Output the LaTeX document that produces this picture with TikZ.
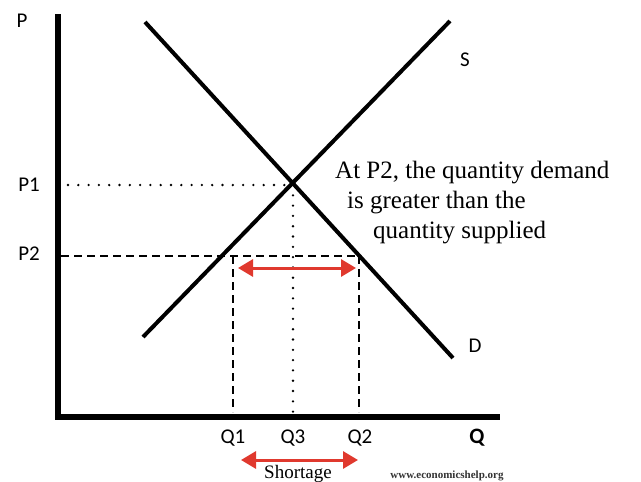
\documentclass[tikz,border=0pt]{standalone}
\usepackage{fontspec}
\setmainfont{Liberation Serif}
\newfontfamily\labelfont{Carlito}
\usetikzlibrary{arrows.meta}
\definecolor{Shortage}{HTML}{E0392E}
\definecolor{Credit}{HTML}{333333}

\begin{document}
\begin{tikzpicture}[x=1pt,y=-1pt, lbl/.style={font=\labelfont\fontsize{21}{21}\selectfont,text=black}, note/.style={font=\fontsize{25}{25}\selectfont,anchor=base west,inner sep=0pt}, axis/.style={line width=6pt,black}, curve/.style={line width=4pt,black}, guide/.style={line width=2.5pt,dash pattern=on 8pt off 5pt}, dotline/.style={line width=2.6pt,line cap=round,dash pattern=on 0pt off 10.3pt}, gap/.style={{Triangle[length=15pt,width=17pt]}-{Triangle[length=15pt,width=17pt]},line width=3pt,draw=Shortage}]
\clip (0,0) rectangle (641,482);
\fill[white] (0,0) rectangle (641,482);
% axes
\coordinate (O) at (58,417);\coordinate (Ptop) at (58,14);\coordinate (Qend) at (500,417);
\draw[axis] (Ptop)--(O.center)--(Qend);
\node[lbl] (P) at (22,21) {P};\node[lbl,font=\labelfont\bfseries\fontsize{22}{22}\selectfont] (Q) at (477,438) {Q};
% supply and demand
\coordinate (S0) at (143,337);\coordinate (S1) at (450,21);\coordinate (D0) at (145,22);\coordinate (D1) at (453,358);
\draw[curve] (S0)--(S1);\draw[curve] (D0)--(D1);
\node[lbl] (S) at (465,60) {S};\node[lbl] (D) at (475,346) {D};
% price levels
\node[lbl] (P1) at (29,185) {P1};\node[lbl] (P2) at (29,254) {P2};
\coordinate (E) at (293,185);\coordinate (E0) at (293,413);\coordinate (F) at (68,185);
\coordinate (A) at (233,256);\coordinate (B) at (359,256);\coordinate (A0) at (233,412);\coordinate (B0) at (359,412);\coordinate (G) at (61,256);
\draw[dotline] (F)--(E);\draw[dotline] (E)--(E0);
\draw[guide] (G)--(B);\draw[guide] (A)--(A0);\draw[guide] (B)--(B0);
\node[lbl] (Q1) at (233,438) {Q1};\node[lbl] (Q3) at (293,438) {Q3};\node[lbl] (Q2) at (360,438) {Q2};
% shortage arrows
\coordinate (M0) at (238,268);\coordinate (M1) at (356,268);\coordinate (L0) at (241,460);\coordinate (L1) at (358,460);
\draw[gap] (M0)--(M1);\draw[gap] (L0)--(L1);
\node[note,font=\fontsize{19}{19}\selectfont] (short) at (264,478) {Shortage};
\node[font=\bfseries\fontsize{11}{11}\selectfont,text=Credit,anchor=base] (web) at (447,478) {www.economicshelp.org};
% explanation
\node[note] (t1) at (335,178) {At P2, the quantity demand};
\node[note] (t2) at (347,208) {is greater than the};
\node[note] (t3) at (373,238) {quantity supplied};
\end{tikzpicture}
\end{document}
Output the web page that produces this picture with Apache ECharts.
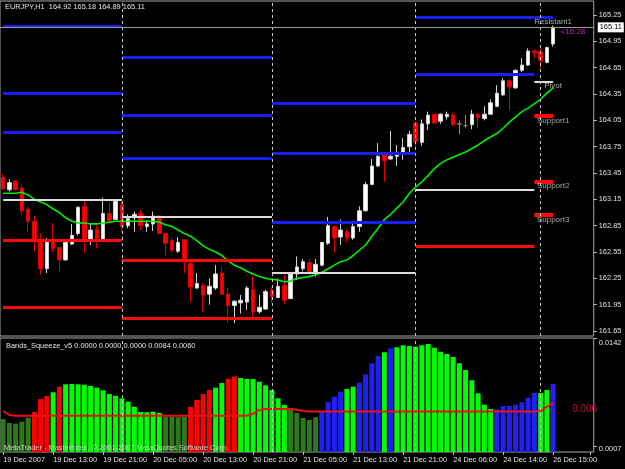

----

-- The request --
Without the pictures, restate each entry exactly.

-- Correct result --
Output the LaTeX document that produces this picture with TikZ.
\documentclass[tikz,border=0pt]{standalone}
\usepackage{fontspec}
\setmainfont{Liberation Serif}
\newfontfamily\labelfont{Carlito}
\usetikzlibrary{arrows.meta}
\definecolor{Shortage}{HTML}{E0392E}
\definecolor{Credit}{HTML}{333333}

\begin{document}
\begin{tikzpicture}[x=1pt,y=-1pt, lbl/.style={font=\labelfont\fontsize{21}{21}\selectfont,text=black}, note/.style={font=\fontsize{25}{25}\selectfont,anchor=base west,inner sep=0pt}, axis/.style={line width=6pt,black}, curve/.style={line width=4pt,black}, guide/.style={line width=2.5pt,dash pattern=on 8pt off 5pt}, dotline/.style={line width=2.6pt,line cap=round,dash pattern=on 0pt off 10.3pt}, gap/.style={{Triangle[length=15pt,width=17pt]}-{Triangle[length=15pt,width=17pt]},line width=3pt,draw=Shortage}]
\clip (0,0) rectangle (641,482);
\fill[white] (0,0) rectangle (641,482);
% axes
\coordinate (O) at (58,417);\coordinate (Ptop) at (58,14);\coordinate (Qend) at (500,417);
\draw[axis] (Ptop)--(O.center)--(Qend);
\node[lbl] (P) at (22,21) {P};\node[lbl,font=\labelfont\bfseries\fontsize{22}{22}\selectfont] (Q) at (477,438) {Q};
% supply and demand
\coordinate (S0) at (143,337);\coordinate (S1) at (450,21);\coordinate (D0) at (145,22);\coordinate (D1) at (453,358);
\draw[curve] (S0)--(S1);\draw[curve] (D0)--(D1);
\node[lbl] (S) at (465,60) {S};\node[lbl] (D) at (475,346) {D};
% price levels
\node[lbl] (P1) at (29,185) {P1};\node[lbl] (P2) at (29,254) {P2};
\coordinate (E) at (293,185);\coordinate (E0) at (293,413);\coordinate (F) at (68,185);
\coordinate (A) at (233,256);\coordinate (B) at (359,256);\coordinate (A0) at (233,412);\coordinate (B0) at (359,412);\coordinate (G) at (61,256);
\draw[dotline] (F)--(E);\draw[dotline] (E)--(E0);
\draw[guide] (G)--(B);\draw[guide] (A)--(A0);\draw[guide] (B)--(B0);
\node[lbl] (Q1) at (233,438) {Q1};\node[lbl] (Q3) at (293,438) {Q3};\node[lbl] (Q2) at (360,438) {Q2};
% shortage arrows
\coordinate (M0) at (238,268);\coordinate (M1) at (356,268);\coordinate (L0) at (241,460);\coordinate (L1) at (358,460);
\draw[gap] (M0)--(M1);\draw[gap] (L0)--(L1);
\node[note,font=\fontsize{19}{19}\selectfont] (short) at (264,478) {Shortage};
\node[font=\bfseries\fontsize{11}{11}\selectfont,text=Credit,anchor=base] (web) at (447,478) {www.economicshelp.org};
% explanation
\node[note] (t1) at (335,178) {At P2, the quantity demand};
\node[note] (t2) at (347,208) {is greater than the};
\node[note] (t3) at (373,238) {quantity supplied};
\end{tikzpicture}
\end{document}
Output the web page that produces this picture with Apache ECharts.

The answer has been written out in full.